◆ WHAT TO PRODUCE ◆
Repeat exactly and only the lines from the line containing "Emit a Python" through the line containing "dwave = 1.978", both included.

==== SOURCE DATA

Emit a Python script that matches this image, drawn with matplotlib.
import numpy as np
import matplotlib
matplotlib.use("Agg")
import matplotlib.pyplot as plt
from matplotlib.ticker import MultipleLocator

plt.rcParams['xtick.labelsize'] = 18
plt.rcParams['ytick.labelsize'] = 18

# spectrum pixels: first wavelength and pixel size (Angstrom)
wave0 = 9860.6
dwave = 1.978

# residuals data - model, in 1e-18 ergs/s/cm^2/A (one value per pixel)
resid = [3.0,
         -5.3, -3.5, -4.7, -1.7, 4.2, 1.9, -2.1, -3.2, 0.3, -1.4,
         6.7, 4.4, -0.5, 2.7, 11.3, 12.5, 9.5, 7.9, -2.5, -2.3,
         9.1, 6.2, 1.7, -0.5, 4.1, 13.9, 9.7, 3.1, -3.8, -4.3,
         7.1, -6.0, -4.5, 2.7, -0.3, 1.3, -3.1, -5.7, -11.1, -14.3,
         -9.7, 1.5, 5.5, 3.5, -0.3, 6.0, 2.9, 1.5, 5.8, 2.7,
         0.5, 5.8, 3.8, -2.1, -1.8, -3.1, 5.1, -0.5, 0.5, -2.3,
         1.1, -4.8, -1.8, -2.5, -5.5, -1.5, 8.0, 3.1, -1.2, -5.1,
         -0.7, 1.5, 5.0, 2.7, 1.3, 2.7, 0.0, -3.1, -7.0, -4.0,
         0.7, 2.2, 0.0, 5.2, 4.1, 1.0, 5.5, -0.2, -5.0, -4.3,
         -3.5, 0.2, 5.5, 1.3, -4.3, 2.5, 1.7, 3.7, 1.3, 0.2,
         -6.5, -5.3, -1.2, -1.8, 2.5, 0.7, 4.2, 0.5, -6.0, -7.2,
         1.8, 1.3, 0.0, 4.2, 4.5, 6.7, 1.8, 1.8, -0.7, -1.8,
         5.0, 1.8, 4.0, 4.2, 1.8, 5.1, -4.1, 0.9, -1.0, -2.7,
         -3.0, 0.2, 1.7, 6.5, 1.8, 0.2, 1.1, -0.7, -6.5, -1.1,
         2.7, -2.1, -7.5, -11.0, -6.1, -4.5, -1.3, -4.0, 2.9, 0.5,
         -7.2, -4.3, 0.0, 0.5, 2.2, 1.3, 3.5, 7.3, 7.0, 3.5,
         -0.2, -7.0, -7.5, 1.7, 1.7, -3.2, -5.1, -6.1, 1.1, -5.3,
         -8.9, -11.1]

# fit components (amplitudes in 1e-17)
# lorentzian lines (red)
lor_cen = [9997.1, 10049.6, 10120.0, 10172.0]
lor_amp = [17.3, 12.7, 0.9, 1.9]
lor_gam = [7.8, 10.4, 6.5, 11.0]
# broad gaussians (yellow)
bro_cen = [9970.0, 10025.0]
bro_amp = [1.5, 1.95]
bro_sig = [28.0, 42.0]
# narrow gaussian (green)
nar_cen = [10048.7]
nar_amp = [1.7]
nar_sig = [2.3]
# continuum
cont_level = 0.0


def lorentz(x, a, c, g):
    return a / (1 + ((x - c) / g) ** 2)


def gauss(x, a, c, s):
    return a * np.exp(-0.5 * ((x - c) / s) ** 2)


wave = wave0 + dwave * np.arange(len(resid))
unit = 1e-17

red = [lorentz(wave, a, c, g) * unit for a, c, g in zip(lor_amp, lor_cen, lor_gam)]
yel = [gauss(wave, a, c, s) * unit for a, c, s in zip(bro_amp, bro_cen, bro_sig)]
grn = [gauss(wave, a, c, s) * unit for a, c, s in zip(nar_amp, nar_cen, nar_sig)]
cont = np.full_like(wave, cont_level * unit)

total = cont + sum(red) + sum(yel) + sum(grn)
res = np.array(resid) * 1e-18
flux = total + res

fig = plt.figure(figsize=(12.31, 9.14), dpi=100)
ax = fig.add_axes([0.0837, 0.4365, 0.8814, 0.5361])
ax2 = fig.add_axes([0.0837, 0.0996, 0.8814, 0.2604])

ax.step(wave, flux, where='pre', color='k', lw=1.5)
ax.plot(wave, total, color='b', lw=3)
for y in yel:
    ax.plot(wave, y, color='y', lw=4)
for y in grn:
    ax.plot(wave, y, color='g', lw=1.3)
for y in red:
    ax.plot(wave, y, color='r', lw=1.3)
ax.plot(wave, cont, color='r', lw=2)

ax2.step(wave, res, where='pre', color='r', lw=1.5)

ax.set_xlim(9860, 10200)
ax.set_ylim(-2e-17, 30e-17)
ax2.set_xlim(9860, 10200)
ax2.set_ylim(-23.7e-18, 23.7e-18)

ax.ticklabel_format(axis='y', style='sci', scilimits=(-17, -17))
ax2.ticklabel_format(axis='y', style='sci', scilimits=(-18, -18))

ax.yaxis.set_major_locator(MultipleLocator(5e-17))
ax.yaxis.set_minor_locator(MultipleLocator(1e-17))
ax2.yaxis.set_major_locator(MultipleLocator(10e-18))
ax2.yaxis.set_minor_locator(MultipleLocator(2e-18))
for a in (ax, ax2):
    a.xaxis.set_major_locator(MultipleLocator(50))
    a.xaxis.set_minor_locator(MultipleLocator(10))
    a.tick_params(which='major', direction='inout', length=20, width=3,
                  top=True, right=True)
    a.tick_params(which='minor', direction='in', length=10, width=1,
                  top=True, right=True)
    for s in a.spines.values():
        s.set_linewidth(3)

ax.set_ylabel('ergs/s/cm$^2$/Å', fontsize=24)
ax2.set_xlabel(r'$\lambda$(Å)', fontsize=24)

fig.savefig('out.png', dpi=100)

========
==== SOURCE DATA

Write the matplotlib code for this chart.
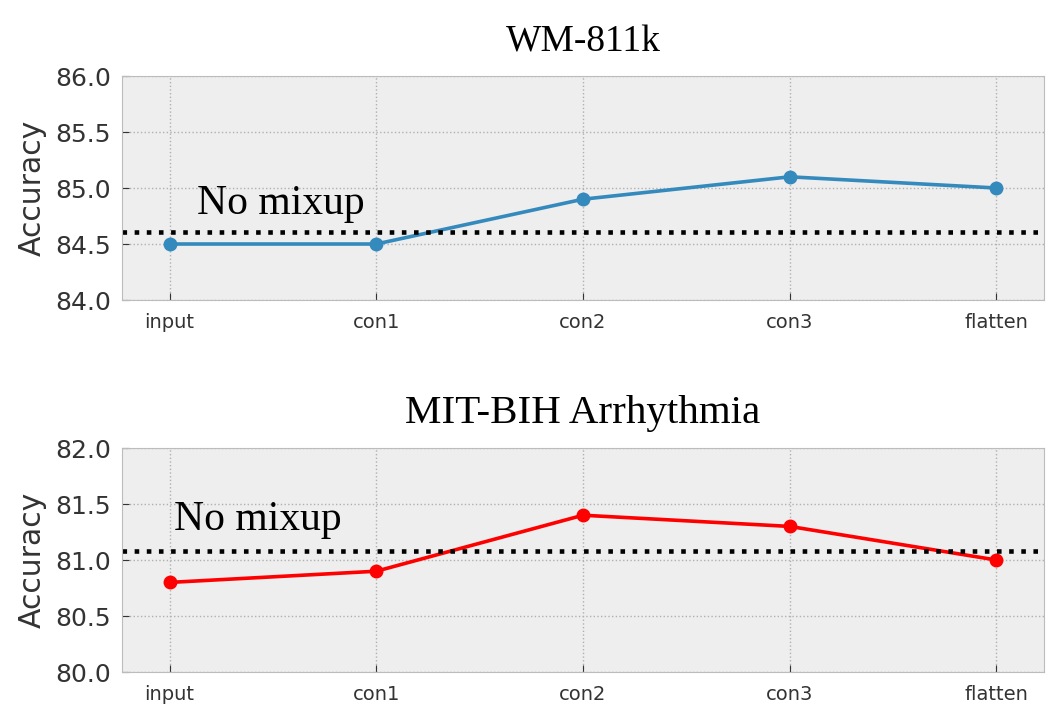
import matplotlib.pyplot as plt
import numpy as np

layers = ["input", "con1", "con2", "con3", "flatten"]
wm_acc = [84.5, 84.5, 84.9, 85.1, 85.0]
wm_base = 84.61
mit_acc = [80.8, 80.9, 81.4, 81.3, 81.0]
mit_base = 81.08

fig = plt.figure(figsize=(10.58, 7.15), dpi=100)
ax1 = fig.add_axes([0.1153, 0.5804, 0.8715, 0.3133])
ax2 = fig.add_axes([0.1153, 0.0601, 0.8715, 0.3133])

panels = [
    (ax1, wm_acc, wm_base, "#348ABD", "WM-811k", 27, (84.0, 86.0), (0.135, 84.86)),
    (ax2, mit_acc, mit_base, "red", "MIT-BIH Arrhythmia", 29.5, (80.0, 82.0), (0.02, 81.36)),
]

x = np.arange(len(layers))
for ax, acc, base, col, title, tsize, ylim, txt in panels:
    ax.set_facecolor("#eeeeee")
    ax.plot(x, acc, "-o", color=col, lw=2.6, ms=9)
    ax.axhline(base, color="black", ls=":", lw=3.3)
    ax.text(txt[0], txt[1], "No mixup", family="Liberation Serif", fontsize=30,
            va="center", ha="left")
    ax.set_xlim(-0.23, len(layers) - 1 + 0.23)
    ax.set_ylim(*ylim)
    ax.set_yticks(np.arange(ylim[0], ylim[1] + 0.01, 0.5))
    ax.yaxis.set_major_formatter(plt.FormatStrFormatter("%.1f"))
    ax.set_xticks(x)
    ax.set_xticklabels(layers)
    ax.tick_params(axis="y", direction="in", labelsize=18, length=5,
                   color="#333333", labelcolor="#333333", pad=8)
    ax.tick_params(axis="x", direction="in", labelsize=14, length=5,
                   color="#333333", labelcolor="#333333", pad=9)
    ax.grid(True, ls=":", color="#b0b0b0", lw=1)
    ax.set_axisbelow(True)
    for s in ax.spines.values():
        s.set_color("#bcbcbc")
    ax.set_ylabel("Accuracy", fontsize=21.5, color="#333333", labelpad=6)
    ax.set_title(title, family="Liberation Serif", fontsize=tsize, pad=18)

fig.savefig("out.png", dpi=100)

========

◆ EXERCISE ANSWER ◆
Emit a Python script that matches this image, drawn with matplotlib.
import numpy as np
import matplotlib
matplotlib.use("Agg")
import matplotlib.pyplot as plt
from matplotlib.ticker import MultipleLocator

plt.rcParams['xtick.labelsize'] = 18
plt.rcParams['ytick.labelsize'] = 18

# spectrum pixels: first wavelength and pixel size (Angstrom)
wave0 = 9860.6
dwave = 1.978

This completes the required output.